I don’t doubt it. I did say upthread that my only experience was one time nearly 20 years ago and that what I mostly remember is my reaction to it at the time. I made quite sure to phrase my opinion in such a way to emphasize that this was a limited opinion formed years ago. My more recent post was simply a clarification about why I disliked him the time (long ago) that I did read him. I didn’t like the implication that not liking Faulkner = not liking challenging writing.
Feel free to report the post. Yours to lissener was rather more inappropriate.
The fact that you don’t like him doesn’t make him a horrible writer. By several standards, including the Nobel committee, you are wrong. Your hyperbole in condemning him doesn’t make you particularly credible as a critic in this case, nor does your entirely gratuitous personal insult to lissener. I have to wonder if you really think your bad experience reading one Faulkner novel qualifies you to tell someone that reading him is like eating broken glass.
To the OP: forget the haters. Give Faulkner a shot. You’ll be glad you did.
It = not liking this particular kind of challenging writing. Using non-standard grammar to portray a disorganized, emotional, or mentally ill mind is a technique that he uses to great effect if you can get into the spirit of it and experience it as it is intended. If you dismiss out of hand that technique as something you don’t like, then you are rejecting Faulkner’s style in certain books. It’s by no means true of all his work, so stating that as a reason for the OP not to read him isn’t a completely valid point. My comment not a condemnation of you as a reader or anything.
I might… if I actually cared what you had to say. Luckily, I don’t.
Is that why you keep replying to me?
His mother is a fish.
I also respond to dog crap on my shoe, skin rashes, and the flu, so you’re in good company.
If it helps for you to understand, think of yourself as a template. You type what you want, and, if I see something in there that I can use to make a funny, or a point, I’ll use it. That doesn’t mean I think you have anything worthwhile to say. Only that I can use your posts to let my genius spring forth, like a beautiful orchid from the dung.
You take me, yourself, and my comments on Faulkner, way to seriously. You’ll give yourself an ulcer.
Actually, she’s a hamster. And my father smells of elderberries.
Rimshot. Applause, applause.
No, I think the real problem for you is that I don’t take them seriously at all. You’re the one insulting lissener and getting all upset that we don’t take your literary criticism of Faulkner with the consideration you think it deserves. Chill out. Go read some Danielle Steele in the bubble bath or something.
Reading Faulkner gave me a much greater appreciation of Hemmingway. Make of that what you will.
He obviously incites passion, whichever way you feel about him afterward.
I suggest Sanctuary as a first read, simply because it was mine.

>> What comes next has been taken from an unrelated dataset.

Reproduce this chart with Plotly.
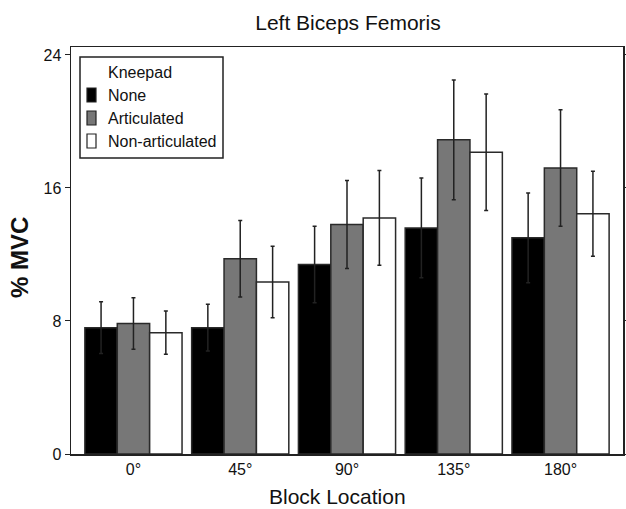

You do have to go into reading him kind of like wading into a lake - take it slow and enjoy the acclimation to the climate. Drink in the imagery. A glass of bourbon helps.
When I was at work the other night one of the regulars was well into his second or tenth drink and was talking about his uncle and telling stories from a while ago. His uncle spoke of riding out to the “middle of no-goddam-where” and talking to Uncle Bill. It was kind of surreal for me. But hell, I’m in MS. It’s not like there are enough people here to not run into a connection sooner or later…

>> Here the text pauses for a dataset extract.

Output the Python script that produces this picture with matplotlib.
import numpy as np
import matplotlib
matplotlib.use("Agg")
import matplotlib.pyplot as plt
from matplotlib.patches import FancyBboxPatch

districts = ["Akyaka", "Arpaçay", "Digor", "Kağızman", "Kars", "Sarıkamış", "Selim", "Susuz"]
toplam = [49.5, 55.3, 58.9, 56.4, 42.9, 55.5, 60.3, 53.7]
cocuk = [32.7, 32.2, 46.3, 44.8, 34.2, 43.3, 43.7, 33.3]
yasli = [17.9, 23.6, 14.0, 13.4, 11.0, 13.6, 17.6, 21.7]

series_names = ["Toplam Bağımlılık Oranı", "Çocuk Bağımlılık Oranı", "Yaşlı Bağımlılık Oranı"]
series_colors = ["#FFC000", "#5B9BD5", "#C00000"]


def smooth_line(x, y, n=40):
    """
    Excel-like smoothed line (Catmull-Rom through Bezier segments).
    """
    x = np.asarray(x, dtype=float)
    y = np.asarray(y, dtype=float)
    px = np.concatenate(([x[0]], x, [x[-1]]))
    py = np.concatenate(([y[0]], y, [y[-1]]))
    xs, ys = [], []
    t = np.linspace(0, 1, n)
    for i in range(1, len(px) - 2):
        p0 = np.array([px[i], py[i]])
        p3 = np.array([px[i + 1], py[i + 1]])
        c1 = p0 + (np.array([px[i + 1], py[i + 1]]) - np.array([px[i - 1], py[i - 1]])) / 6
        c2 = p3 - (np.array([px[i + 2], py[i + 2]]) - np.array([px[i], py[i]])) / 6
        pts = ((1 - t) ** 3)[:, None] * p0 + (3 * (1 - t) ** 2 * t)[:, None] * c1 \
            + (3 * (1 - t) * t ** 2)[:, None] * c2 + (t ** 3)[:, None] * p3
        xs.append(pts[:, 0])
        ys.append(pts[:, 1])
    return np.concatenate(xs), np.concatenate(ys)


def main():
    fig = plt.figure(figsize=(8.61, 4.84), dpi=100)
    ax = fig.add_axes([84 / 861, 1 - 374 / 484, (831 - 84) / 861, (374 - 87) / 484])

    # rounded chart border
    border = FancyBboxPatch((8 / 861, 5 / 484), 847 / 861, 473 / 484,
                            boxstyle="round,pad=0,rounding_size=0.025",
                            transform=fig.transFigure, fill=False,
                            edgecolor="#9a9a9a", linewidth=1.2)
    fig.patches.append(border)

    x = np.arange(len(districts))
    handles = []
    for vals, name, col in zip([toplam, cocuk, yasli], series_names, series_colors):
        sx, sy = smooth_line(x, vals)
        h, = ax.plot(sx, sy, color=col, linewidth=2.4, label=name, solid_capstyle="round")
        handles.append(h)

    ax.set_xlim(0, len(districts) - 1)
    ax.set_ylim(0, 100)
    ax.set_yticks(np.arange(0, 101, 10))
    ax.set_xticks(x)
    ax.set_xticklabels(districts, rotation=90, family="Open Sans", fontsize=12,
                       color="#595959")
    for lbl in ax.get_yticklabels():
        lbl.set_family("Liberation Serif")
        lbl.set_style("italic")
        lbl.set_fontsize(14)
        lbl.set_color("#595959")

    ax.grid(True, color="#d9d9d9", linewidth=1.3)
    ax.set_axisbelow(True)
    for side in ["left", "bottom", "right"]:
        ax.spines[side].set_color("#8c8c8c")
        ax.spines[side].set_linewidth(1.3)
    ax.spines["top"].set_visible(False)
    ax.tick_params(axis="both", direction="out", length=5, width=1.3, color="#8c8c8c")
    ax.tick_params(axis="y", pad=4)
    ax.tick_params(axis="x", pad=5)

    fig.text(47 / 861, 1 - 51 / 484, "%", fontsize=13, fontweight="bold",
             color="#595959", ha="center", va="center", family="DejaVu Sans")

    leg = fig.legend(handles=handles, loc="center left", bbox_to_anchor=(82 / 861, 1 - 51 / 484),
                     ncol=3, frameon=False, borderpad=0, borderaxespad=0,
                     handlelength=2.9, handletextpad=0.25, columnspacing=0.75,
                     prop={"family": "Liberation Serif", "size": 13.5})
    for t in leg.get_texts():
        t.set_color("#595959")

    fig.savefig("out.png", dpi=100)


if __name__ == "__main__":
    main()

Of course, he could have been lying.
My apologies. i can see how from my post, you could conclude I was a dilettante. I should clarify that Sound and Fury was the only Faulkner I was able to complete, and that only because it was required reading. I have tried multiple times with multiple works of his and given up in disgust. Your mileage of course may vary.
I still believe the gentleman was laughing at us when he took the title from Macbeth: “It is a tale told by an idiot, full of sound and fury, signifying nothing,” Act 5, Scene 5
How very apt, from my point of view.